The 7 Stages of Grieving and The Longest Memory

Authors

The 7 Stages of Grieving

Deborah Mailman

An accomplished actor today, Deborah Mailman was more likely to be found around rodeos when she was growing up in Mt Isa watching her father, a rodeo champion. It was only in high school that she discovered acting to be a great way for her to express herself. Fortuitously, Mailman chose drama to avoid a business subject and began her love affair with acting. She moved from Mt Isa to Brisbane to study drama at university and graduated in 1992.

Mailman has worked on numerous theatre productions as an actor, co-director and co-writer. She has appeared on television as a presenter and as an actress in the series The Secret Life of Us. Her film credits include The Monkey’s Mask, Follow the Rabbit Proof Fence, Radiance, Dear Claudia, and The Third Note. She co-wrote The 7 Stages of Grieving in 1996, and in 2012 won the female actor of the year at the Deadly Awards, being inducted into the Australian Film Walk of Fame.
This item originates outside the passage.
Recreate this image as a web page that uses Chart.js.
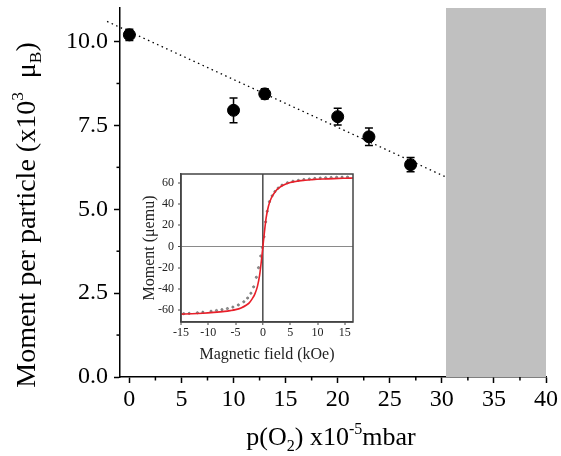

In 2017, Deborah Mailman was the recipient of the Order of Australia for service in performing arts.

Enoch Wesley

Enoch Wesley is the current Artistic Director at the Queensland Theatre Company and a well known writer and director. Among his notable works are I Am Eora, The 7 Stages of Grieving (co-written with Deborah Mailman), Little White Dress, A Life of Grace and Piety, Black Medea, The Sunshine Club, Grace and The Story of the Miracle at Cookie’s Table for which he won the 2005 Patrick White Playwright’s Award, being short listed for both the New South Wales and Victorian Premier’s Literary Award.

Wesley became Associate Artist for Queensland Theatre Company in 1998, the Resident Director at Sydney Theatre Company in 2000 and the Resident Director at Ilbijerri Aboriginal and Torres Strait Islander Theatre Co-operative in 2003. He also directed the Indigenous section of the Commonwealth Games Opening Ceremony in 2006. Wesley worked with Tom Wright in the development of a play about Indigenous soldiers of World War I, Black Diggers, which premiered at the Sydney Opera House in 2014.

The Longest Memory

Fred D’Aguiar

Fred D-Aguiar is an author and poet who was born in London in 1960 to Guyanese parents. He lived in Guyana until aged 12 and returned to England in 1972 where he trained as a psychiatric nurse before reading African and Caribbean Studies at the University of Kent, Canterbury. An avid writer, he started with poetry then turned his hand to novels. He also wrote plays which were performed at the Royal Court Theatre in London and broadcasted on BBC Radio. He continues to write and currently teaches at Miami University in Florida, USA.